■ **THE EXERCISE**:
Leave out all pictures. Return exactly the lines from the top of the material through the line containing "290], [25, 21]];".

>> START COLLECTED MATERIAL

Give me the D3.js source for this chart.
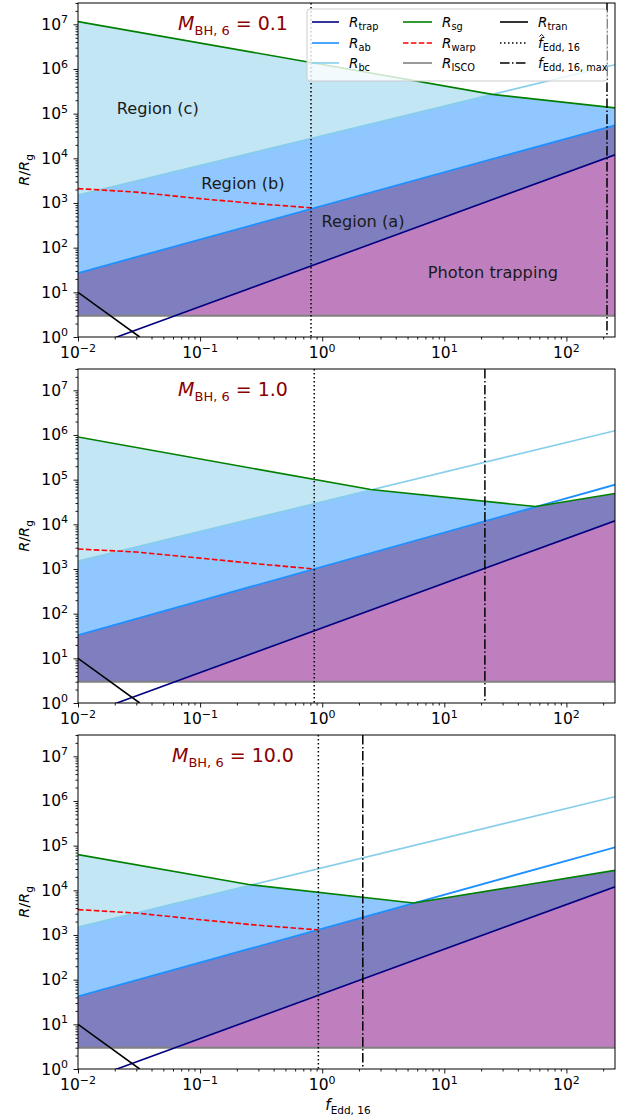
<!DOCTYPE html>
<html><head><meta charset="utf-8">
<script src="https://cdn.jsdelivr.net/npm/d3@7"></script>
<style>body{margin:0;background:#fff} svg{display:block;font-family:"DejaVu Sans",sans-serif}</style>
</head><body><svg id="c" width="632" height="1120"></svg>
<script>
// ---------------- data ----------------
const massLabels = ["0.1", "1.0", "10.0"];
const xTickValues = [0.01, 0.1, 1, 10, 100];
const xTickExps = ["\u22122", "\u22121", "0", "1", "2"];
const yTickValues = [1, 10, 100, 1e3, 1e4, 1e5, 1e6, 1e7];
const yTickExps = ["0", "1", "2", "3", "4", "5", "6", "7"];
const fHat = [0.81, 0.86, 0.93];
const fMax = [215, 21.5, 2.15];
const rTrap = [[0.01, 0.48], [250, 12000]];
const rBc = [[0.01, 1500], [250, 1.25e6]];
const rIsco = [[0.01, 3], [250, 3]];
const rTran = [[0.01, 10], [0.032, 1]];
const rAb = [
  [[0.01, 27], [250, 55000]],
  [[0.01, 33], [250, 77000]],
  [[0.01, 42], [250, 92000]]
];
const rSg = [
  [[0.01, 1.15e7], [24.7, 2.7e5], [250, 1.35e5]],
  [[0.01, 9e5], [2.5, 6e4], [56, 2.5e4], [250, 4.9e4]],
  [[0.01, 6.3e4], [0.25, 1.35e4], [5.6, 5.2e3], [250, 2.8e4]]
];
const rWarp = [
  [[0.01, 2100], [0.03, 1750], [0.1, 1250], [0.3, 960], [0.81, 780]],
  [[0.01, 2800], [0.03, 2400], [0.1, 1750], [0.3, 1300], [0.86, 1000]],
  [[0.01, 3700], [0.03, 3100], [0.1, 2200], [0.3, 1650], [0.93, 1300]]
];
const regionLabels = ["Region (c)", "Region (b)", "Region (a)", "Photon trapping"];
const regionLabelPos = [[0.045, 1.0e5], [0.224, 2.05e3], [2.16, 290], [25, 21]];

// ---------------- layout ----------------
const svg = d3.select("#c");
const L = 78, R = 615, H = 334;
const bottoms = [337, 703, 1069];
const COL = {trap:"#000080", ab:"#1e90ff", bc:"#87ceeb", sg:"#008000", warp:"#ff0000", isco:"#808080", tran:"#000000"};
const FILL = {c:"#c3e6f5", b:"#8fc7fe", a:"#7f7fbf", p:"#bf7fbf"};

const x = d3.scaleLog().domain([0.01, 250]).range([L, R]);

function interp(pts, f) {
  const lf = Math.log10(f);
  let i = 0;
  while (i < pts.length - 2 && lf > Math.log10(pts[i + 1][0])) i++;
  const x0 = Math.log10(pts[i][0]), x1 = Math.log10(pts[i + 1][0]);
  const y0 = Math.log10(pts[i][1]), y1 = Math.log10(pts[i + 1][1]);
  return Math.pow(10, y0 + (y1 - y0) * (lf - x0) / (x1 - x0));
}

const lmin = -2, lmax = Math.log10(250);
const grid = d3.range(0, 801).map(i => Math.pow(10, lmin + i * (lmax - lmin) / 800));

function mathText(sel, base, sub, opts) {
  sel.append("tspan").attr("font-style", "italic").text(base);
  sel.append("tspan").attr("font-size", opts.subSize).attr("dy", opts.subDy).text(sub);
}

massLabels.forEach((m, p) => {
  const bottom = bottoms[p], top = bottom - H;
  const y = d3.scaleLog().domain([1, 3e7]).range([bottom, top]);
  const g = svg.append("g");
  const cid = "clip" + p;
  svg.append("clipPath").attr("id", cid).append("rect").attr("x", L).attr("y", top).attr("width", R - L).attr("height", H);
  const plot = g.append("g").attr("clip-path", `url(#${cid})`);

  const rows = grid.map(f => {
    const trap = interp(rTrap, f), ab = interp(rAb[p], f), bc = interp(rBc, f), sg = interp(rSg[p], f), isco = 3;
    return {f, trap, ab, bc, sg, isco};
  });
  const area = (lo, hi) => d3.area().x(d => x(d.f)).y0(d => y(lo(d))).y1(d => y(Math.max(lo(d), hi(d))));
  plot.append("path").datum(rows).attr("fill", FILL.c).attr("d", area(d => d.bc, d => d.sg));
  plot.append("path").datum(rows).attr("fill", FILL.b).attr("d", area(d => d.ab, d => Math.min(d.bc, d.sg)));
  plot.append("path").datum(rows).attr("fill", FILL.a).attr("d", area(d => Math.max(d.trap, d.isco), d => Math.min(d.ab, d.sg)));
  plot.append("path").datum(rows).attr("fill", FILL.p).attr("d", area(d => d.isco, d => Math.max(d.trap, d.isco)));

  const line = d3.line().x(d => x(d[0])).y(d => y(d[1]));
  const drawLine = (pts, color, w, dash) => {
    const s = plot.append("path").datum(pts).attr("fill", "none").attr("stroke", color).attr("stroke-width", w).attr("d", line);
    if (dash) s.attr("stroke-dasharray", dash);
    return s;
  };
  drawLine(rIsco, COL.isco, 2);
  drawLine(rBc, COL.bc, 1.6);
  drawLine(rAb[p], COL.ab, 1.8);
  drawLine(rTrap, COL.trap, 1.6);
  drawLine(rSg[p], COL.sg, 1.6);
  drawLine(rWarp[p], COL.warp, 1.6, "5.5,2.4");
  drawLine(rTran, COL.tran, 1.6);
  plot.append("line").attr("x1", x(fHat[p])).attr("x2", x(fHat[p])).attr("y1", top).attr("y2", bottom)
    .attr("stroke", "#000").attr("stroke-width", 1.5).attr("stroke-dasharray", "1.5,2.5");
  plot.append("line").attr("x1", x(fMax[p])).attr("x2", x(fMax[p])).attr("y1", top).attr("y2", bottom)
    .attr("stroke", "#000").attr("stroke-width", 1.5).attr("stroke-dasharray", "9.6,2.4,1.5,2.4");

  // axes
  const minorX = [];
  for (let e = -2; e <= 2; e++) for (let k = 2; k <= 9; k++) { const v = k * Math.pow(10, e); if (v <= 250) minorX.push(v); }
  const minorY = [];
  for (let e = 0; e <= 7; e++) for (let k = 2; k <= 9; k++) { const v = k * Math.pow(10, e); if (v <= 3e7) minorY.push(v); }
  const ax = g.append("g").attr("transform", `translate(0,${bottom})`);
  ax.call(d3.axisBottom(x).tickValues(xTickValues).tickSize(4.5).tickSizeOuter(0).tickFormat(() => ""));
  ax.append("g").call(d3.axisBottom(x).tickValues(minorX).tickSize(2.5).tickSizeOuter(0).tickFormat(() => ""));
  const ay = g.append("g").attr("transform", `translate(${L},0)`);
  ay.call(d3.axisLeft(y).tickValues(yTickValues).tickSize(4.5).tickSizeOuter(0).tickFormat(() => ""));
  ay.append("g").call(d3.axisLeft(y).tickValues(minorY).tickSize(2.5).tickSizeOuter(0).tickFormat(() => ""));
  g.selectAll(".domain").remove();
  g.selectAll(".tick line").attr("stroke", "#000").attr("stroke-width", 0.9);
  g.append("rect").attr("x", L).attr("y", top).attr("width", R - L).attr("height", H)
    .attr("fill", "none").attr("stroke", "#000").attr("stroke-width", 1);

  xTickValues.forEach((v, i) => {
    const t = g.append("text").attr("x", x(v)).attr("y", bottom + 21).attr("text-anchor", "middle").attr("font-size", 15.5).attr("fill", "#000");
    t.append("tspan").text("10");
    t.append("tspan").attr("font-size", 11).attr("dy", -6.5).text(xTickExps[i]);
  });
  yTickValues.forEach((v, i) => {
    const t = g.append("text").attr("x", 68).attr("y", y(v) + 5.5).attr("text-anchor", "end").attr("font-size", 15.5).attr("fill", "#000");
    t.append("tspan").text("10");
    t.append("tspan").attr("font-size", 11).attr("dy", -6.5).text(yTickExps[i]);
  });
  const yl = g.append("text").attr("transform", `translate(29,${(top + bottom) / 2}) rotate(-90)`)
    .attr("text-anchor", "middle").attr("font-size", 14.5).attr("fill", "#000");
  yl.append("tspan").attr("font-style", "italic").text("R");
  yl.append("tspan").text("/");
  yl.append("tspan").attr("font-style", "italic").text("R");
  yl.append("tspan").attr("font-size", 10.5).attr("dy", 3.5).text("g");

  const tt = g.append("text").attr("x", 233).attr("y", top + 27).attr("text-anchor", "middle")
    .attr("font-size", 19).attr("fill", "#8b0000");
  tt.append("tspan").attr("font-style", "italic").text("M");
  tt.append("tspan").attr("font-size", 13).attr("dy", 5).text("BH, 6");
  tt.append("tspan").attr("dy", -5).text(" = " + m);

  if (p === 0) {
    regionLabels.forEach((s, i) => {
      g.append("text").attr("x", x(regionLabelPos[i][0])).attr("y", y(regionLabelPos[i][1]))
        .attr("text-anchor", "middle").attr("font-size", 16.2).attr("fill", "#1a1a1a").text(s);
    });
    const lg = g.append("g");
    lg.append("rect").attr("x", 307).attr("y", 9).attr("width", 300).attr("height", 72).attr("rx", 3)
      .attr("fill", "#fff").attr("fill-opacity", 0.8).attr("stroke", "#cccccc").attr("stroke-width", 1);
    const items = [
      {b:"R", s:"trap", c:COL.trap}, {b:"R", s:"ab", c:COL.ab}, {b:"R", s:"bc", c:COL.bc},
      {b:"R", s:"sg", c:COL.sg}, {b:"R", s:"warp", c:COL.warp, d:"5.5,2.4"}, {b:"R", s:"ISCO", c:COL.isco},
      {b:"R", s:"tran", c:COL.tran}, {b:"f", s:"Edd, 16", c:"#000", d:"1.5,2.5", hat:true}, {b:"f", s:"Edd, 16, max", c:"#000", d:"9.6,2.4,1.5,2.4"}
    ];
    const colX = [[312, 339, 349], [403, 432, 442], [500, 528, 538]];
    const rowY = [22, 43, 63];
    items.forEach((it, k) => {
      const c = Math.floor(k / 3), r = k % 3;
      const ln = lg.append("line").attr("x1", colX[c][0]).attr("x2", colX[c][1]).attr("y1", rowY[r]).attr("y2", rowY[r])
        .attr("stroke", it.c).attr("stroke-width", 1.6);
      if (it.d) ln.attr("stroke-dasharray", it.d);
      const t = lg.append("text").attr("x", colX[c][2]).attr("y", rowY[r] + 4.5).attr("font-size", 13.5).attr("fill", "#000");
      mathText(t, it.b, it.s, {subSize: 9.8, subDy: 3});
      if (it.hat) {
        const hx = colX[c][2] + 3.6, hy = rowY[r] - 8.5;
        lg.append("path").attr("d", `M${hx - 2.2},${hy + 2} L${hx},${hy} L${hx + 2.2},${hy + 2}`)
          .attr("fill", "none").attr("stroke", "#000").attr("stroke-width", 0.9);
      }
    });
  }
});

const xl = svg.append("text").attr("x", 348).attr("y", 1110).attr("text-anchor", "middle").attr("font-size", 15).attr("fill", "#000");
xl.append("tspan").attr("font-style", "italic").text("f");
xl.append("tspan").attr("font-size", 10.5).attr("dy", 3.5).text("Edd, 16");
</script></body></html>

>> END COLLECTED MATERIAL

■ **EXERCISE SOLUTION**:
Give me the D3.js source for this chart.
<!DOCTYPE html>
<html><head><meta charset="utf-8">
<script src="https://cdn.jsdelivr.net/npm/d3@7"></script>
<style>body{margin:0;background:#fff} svg{display:block;font-family:"DejaVu Sans",sans-serif}</style>
</head><body><svg id="c" width="632" height="1120"></svg>
<script>
// ---------------- data ----------------
const massLabels = ["0.1", "1.0", "10.0"];
const xTickValues = [0.01, 0.1, 1, 10, 100];
const xTickExps = ["\u22122", "\u22121", "0", "1", "2"];
const yTickValues = [1, 10, 100, 1e3, 1e4, 1e5, 1e6, 1e7];
const yTickExps = ["0", "1", "2", "3", "4", "5", "6", "7"];
const fHat = [0.81, 0.86, 0.93];
const fMax = [215, 21.5, 2.15];
const rTrap = [[0.01, 0.48], [250, 12000]];
const rBc = [[0.01, 1500], [250, 1.25e6]];
const rIsco = [[0.01, 3], [250, 3]];
const rTran = [[0.01, 10], [0.032, 1]];
const rAb = [
  [[0.01, 27], [250, 55000]],
  [[0.01, 33], [250, 77000]],
  [[0.01, 42], [250, 92000]]
];
const rSg = [
  [[0.01, 1.15e7], [24.7, 2.7e5], [250, 1.35e5]],
  [[0.01, 9e5], [2.5, 6e4], [56, 2.5e4], [250, 4.9e4]],
  [[0.01, 6.3e4], [0.25, 1.35e4], [5.6, 5.2e3], [250, 2.8e4]]
];
const rWarp = [
  [[0.01, 2100], [0.03, 1750], [0.1, 1250], [0.3, 960], [0.81, 780]],
  [[0.01, 2800], [0.03, 2400], [0.1, 1750], [0.3, 1300], [0.86, 1000]],
  [[0.01, 3700], [0.03, 3100], [0.1, 2200], [0.3, 1650], [0.93, 1300]]
];
const regionLabels = ["Region (c)", "Region (b)", "Region (a)", "Photon trapping"];
const regionLabelPos = [[0.045, 1.0e5], [0.224, 2.05e3], [2.16, 290], [25, 21]];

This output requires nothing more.